ROA puts total assets (including excess cash) in the denominator, and ROE bakes in the benefit of leverage — both commingle operating with non-operating and financing. So a levered, cash-rich firm can post a flattering ROE while its operations earn below the WACC. ROIC isolates the operating engine and is directly comparable to the WACC, which is exactly why it, not ROA/ROE, is the valuation metric.
What is the ROIC decomposition and why does it matter?
ROIC factors cleanly into operating margin (NOPLAT/revenue) × capital turnover (revenue/invested capital). A retailer earns its ROIC through high turnover, a luxury brand through high margin. Decomposing shows which lever a forecast is pulling and whether it is plausible against peers — a forecast that lifts both margin and turnover at once, with no story, is a red flag because the two usually trade off.
How do I forecast capex and avoid debt circularity?

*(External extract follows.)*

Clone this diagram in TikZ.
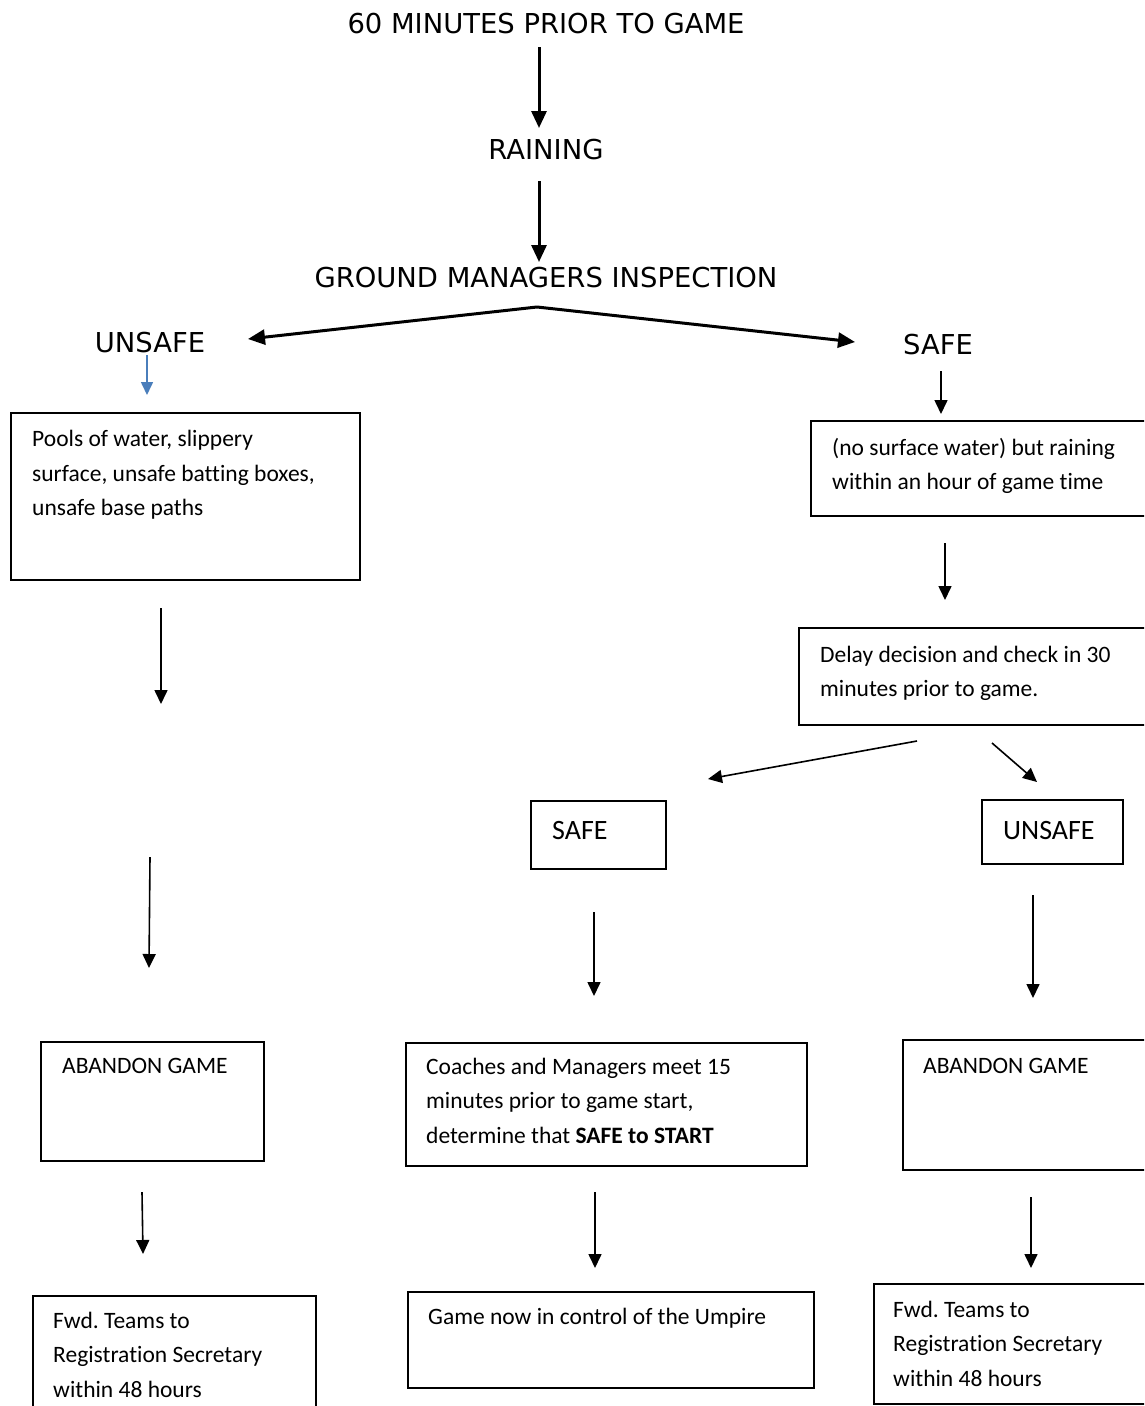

Forecast the stock (net PP&E as a percentage of revenue), then derive capex = Δnet PP&E + depreciation — never set 'capex = depreciation', which is almost always wrong for a growing firm. For circularity, compute interest on prior-year (opening) debt, not the same-year balance; interest does not touch free cash flow anyway, it only flows through net income to the P/E.
Exam move
Treat the reorg→ROIC pipeline as a fixed routine you can run cold: bucket every line as operating, non-operating or financing; build EBITA → NOPLAT (strip interest and non-operating income); build invested capital (exclude excess cash and equity stakes); reconstruct free cash flow; and divide to ROIC. The master rule is consistency — whatever you strip from one side, strip from the other. Always finish with the verdict (ROIC vs WACC, economic profit) and sanity-check why ROE would mislead. For the forecasting half, forecast stocks and derive flows, decompose ROIC into margin × turnover to test plausibility, put interest on prior-year debt, keep the three statements tying out, and fade growth and RONIC toward sustainable levels. This internal consistency is exactly what the 35% assignment grades.